Identifiability of Low-Rank Sparse Component Analysis

Sparse component analysis (SCA) is the following problem: Given an input matrix $M$ and an integer $r$, find a dictionary $D$ with $r$ columns and a sparse matrix $B$ with $r$ rows such that $M \approx DB$. A key issue in SCA is identifiability, that is, characterizing the conditions under which $D$ and $B$ are essentially unique (that is, they are unique up to permutation and scaling of the columns of $D$ and rows of $B$). Although SCA has been vastly investigated in the last two decades, only a few works have tackled this issue in the deterministic scenario, and no work provides reasonable bounds in the minimum number of data points (that is, columns of $M$) that leads to identifiability. In this work, we provide new results in the deterministic scenario when the data has a low-rank structure, that is, when $D$ has rank $r$, drastically improving with respect to previous results.
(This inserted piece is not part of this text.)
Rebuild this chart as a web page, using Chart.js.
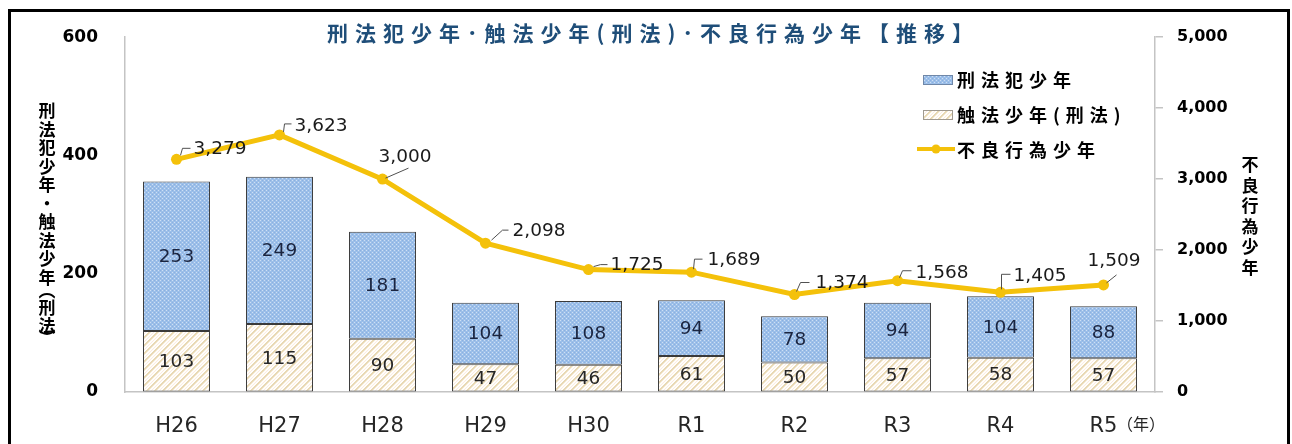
<!DOCTYPE html>
<html><head><meta charset="utf-8">
<script src="https://cdn.jsdelivr.net/npm/chart.js@4.4.1/dist/chart.umd.min.js"></script>
<style>html,body{margin:0;padding:0;background:#fff;}canvas{display:block;}</style>
</head><body><canvas id="c" width="1292" height="444"></canvas>
<script>
// ---- data ----
const categories = ['H26','H27','H28','H29','H30','R1','R2','R3','R4','R5'];
const keihouhanShounen = [253,249,181,104,108,94,78,94,104,88];      // 刑法犯少年
const shokuhouShounen = [103,115,90,47,46,61,50,57,58,57];          // 触法少年（刑法）
const furyouKouiShounen = [3279,3623,3000,2098,1725,1689,1374,1568,1405,1509]; // 不良行為少年
const leftTickStep = 200, leftMax = 600;
const rightTickStep = 1000, rightMax = 5000;
const seriesNames = ['刑法犯少年','触法少年(刑法)','不良行為少年'];
const titleText = '刑法犯少年･触法少年(刑法)･不良行為少年【推移】';
const leftAxisTitle = ['刑','法','犯','少','年','・','触','法','少','年','︵','刑','法','︶'];
const rightAxisTitle = ['不','良','行','為','少','年'];

// ---- styling ----
const GOLD = '#F4C10A';
const CJK = '"Noto Sans CJK JP"';
const LAT = '"DejaVu Sans"';
Chart.defaults.font.family = LAT;

function bluePattern(){
  const c=document.createElement('canvas'); c.width=4; c.height=4;
  const g=c.getContext('2d');
  g.fillStyle='#9CBFE9'; g.fillRect(0,0,4,4);
  g.fillStyle='rgba(255,255,255,0.5)'; g.fillRect(0,0,1,1); g.fillRect(2,2,1,1);
  g.fillStyle='rgba(110,150,210,0.35)'; g.fillRect(2,0,1,1); g.fillRect(0,2,1,1);
  return g.createPattern(c,'repeat');
}
function hatchPattern(){
  const n=8; const c=document.createElement('canvas'); c.width=n; c.height=n;
  const g=c.getContext('2d'); const img=g.createImageData(n,n);
  for(let y=0;y<n;y++)for(let x=0;x<n;x++){
    const k=(x+y)%n; let col;
    if(k===0||k===1) col=[232,216,180];
    else if(k===2) col=[244,233,210];
    else if(k===5) col=[252,236,224];
    else col=[255,254,252];
    const i=(y*n+x)*4; img.data[i]=col[0];img.data[i+1]=col[1];img.data[i+2]=col[2];img.data[i+3]=255;
  }
  g.putImageData(img,0,0);
  return g.createPattern(c,'repeat');
}
const BLUE = bluePattern();
const HATCH = hatchPattern();

// label placement for line values: text left/center offset and leader polyline (relative to point)
const lineLabelPlacement = [
  {dx:17,dy:-11,lead:[[4,-4],[6,-11],[14,-11]]},
  {dx:15,dy:-10,lead:[[4,-3],[5,-11],[12,-11]]},
  {dx:-4,dy:-23,lead:[[3,-1],[26,-11]]},
  {dx:27,dy:-13,lead:[[6,-3],[17,-13],[23,-13]]},
  {dx:22,dy:-5,lead:[[5,-3],[12,-5],[19,-5]]},
  {dx:16,dy:-13,lead:[[2,-3],[3,-13],[11,-13]]},
  {dx:21,dy:-12,lead:[[2,-3],[6,-12],[15,-12]]},
  {dx:18,dy:-9,lead:[[2,-3],[5,-10],[14,-10]]},
  {dx:13,dy:-17,lead:[[1,-3],[1,-18],[10,-18]]},
  {dx:-16,dy:-25,lead:[[3,-2],[13,-10]]}
];

function spaced(ctx,text,x,y,sp,align){
  const chars=[...text];
  const w=chars.map(ch=>ctx.measureText(ch).width);
  const total=w.reduce((a,b)=>a+b,0)+sp*(chars.length-1);
  let cx = align==='center' ? x-total/2 : x;
  ctx.textAlign='left';
  chars.forEach((ch,i)=>{ctx.fillText(ch,cx,y); cx+=w[i]+sp;});
}

const decorPlugin = {
  id:'decor',
  afterDatasetsDraw(chart){
    const ctx=chart.ctx; ctx.save();
    ctx.textBaseline='middle'; ctx.textAlign='center';
    // bar labels
    [1,2].forEach(di=>{
      const meta=chart.getDatasetMeta(di);
      const ds=chart.data.datasets[di];
      ctx.font='18.5px '+LAT;
      ctx.fillStyle = di===2 ? '#1B2540' : '#262626';
      meta.data.forEach((el,i)=>{
        const cy=(el.y+el.base)/2;
        ctx.fillText(String(ds.data[i]), el.x, cy+1);
      });
    });
    // line labels
    const lm=chart.getDatasetMeta(0);
    const lds=chart.data.datasets[0];
    ctx.font='18.5px '+LAT; ctx.textAlign='left';
    lm.data.forEach((pt,i)=>{
      const p=lineLabelPlacement[i];
      ctx.strokeStyle='#505050'; ctx.lineWidth=1;
      ctx.beginPath(); ctx.moveTo(pt.x+p.lead[0][0], pt.y+p.lead[0][1]);
      for(let k=1;k<p.lead.length;k++) ctx.lineTo(pt.x+p.lead[k][0], pt.y+p.lead[k][1]);
      ctx.stroke();
      ctx.fillStyle='#1a1a1a';
      ctx.fillText(lds.data[i].toLocaleString('en-US'), pt.x+p.dx, pt.y+p.dy+1);
    });
    ctx.restore();
  },
  afterDraw(chart){
    const ctx=chart.ctx; ctx.save();
    ctx.textBaseline='middle';
    // title
    ctx.font='bold 21px '+CJK; ctx.fillStyle='#1F4E79';
    spaced(ctx,titleText,650,33,7,'center');
    // left axis title (vertical)
    ctx.font='bold 17px '+CJK; ctx.fillStyle='#000'; ctx.textAlign='center';
    let y=111;
    leftAxisTitle.forEach((ch,i)=>{
      if(i>0){
        if(ch==='︵') y+=13; else if(leftAxisTitle[i-1]==='︵') y+=17; else if(ch==='︶') y+=12; else y+=18.5;
      }
      ctx.fillText(ch,47,y);
    });
    // right axis title
    rightAxisTitle.forEach((ch,i)=>{ ctx.fillText(ch,1250,165+i*20.5); });
    // (年)
    ctx.font='16px '+CJK; ctx.fillStyle='#262626'; ctx.textAlign='left';
    ctx.fillText('（年）',1117,424);
    // legend
    ctx.fillStyle=BLUE; ctx.fillRect(923,75,30,10);
    ctx.strokeStyle='#6f87a8'; ctx.lineWidth=1; ctx.strokeRect(923.5,75.5,29,9);
    ctx.fillStyle=HATCH; ctx.fillRect(923,110,30,10);
    ctx.strokeStyle='#a09a90'; ctx.strokeRect(923.5,110.5,29,9);
    ctx.strokeStyle=GOLD; ctx.lineWidth=4; ctx.beginPath(); ctx.moveTo(917,149); ctx.lineTo(955,149); ctx.stroke();
    ctx.fillStyle=GOLD; ctx.beginPath(); ctx.arc(936,149,4.5,0,Math.PI*2); ctx.fill();
    ctx.font='bold 18px '+CJK; ctx.fillStyle='#000';
    spaced(ctx,seriesNames[0],957,80,6,'left');
    spaced(ctx,seriesNames[1],957,115,6,'left');
    spaced(ctx,seriesNames[2],957,150,6,'left');
    // frame
    ctx.strokeStyle='#000'; ctx.lineWidth=3;
    ctx.beginPath();
    ctx.moveTo(9.5,446); ctx.lineTo(9.5,10.5); ctx.lineTo(1288.5,10.5); ctx.lineTo(1288.5,446);
    ctx.stroke();
    ctx.restore();
  }
};

new Chart(document.getElementById('c').getContext('2d'), {
  type:'bar',
  data:{
    labels:categories,
    datasets:[
      {type:'line', label:seriesNames[2], data:furyouKouiShounen, yAxisID:'y2',
       borderColor:GOLD, backgroundColor:GOLD, borderWidth:5, pointRadius:5.5,
       pointBackgroundColor:GOLD, pointBorderWidth:0, tension:0, order:0},
      {label:seriesNames[1], data:shokuhouShounen, yAxisID:'y', stack:'s',
       backgroundColor:HATCH, borderColor:'#3a3a3a', borderWidth:1, borderSkipped:false,
       categoryPercentage:0.65, barPercentage:1.0, order:1},
      {label:seriesNames[0], data:keihouhanShounen, yAxisID:'y', stack:'s',
       backgroundColor:BLUE, borderColor:'#3a3a3a', borderWidth:1, borderSkipped:false,
       categoryPercentage:0.65, barPercentage:1.0, order:1}
    ]
  },
  options:{
    responsive:false, animation:false, devicePixelRatio:1,
    layout:{padding:{top:33,left:0,right:0,bottom:0}},
    plugins:{legend:{display:false}, tooltip:{enabled:false}, title:{display:false}},
    scales:{
      x:{stacked:true,
         grid:{display:true, drawOnChartArea:false, drawTicks:false},
         border:{display:true, color:'#c4c4c4', width:1.5},
         ticks:{font:{family:LAT,size:21}, color:'#262626', padding:22, maxRotation:0},
         afterFit(s){ s.height=52; }},
      y:{position:'left', stacked:true, min:0, max:leftMax,
         ticks:{stepSize:leftTickStep, font:{family:LAT,size:17,weight:'bold'}, color:'#000', padding:27},
         grid:{display:true, drawOnChartArea:false, drawTicks:false},
         border:{display:true, color:'#c4c4c4', width:1.5},
         afterFit(s){ s.width=125; }},
      y2:{position:'right', min:0, max:rightMax,
         ticks:{stepSize:rightTickStep, font:{family:LAT,size:16,weight:'bold'}, color:'#000', padding:14},
         grid:{display:true, drawOnChartArea:false, drawTicks:true, tickLength:8, color:'#c4c4c4', lineWidth:1.5},
         border:{display:true, color:'#c4c4c4', width:1.5},
         afterFit(s){ s.width=137; }}
    }
  },
  plugins:[decorPlugin]
});
</script>
</body></html>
In particular, we show that if each column of $B$ contains at least $s$ zeros then $\mathcal{O}(r^3/s^2)$ data points are sufficient to obtain an essentially unique decomposition, as long as these data points are well spread among the subspaces spanned by $r-1$ columns of $D$. This implies for example that for a fixed proportion of zeros (constant and independent of $r$, e.g., 10\% of zero entries in $B$), one only requires $O(r)$ data points to guarantee identifiability.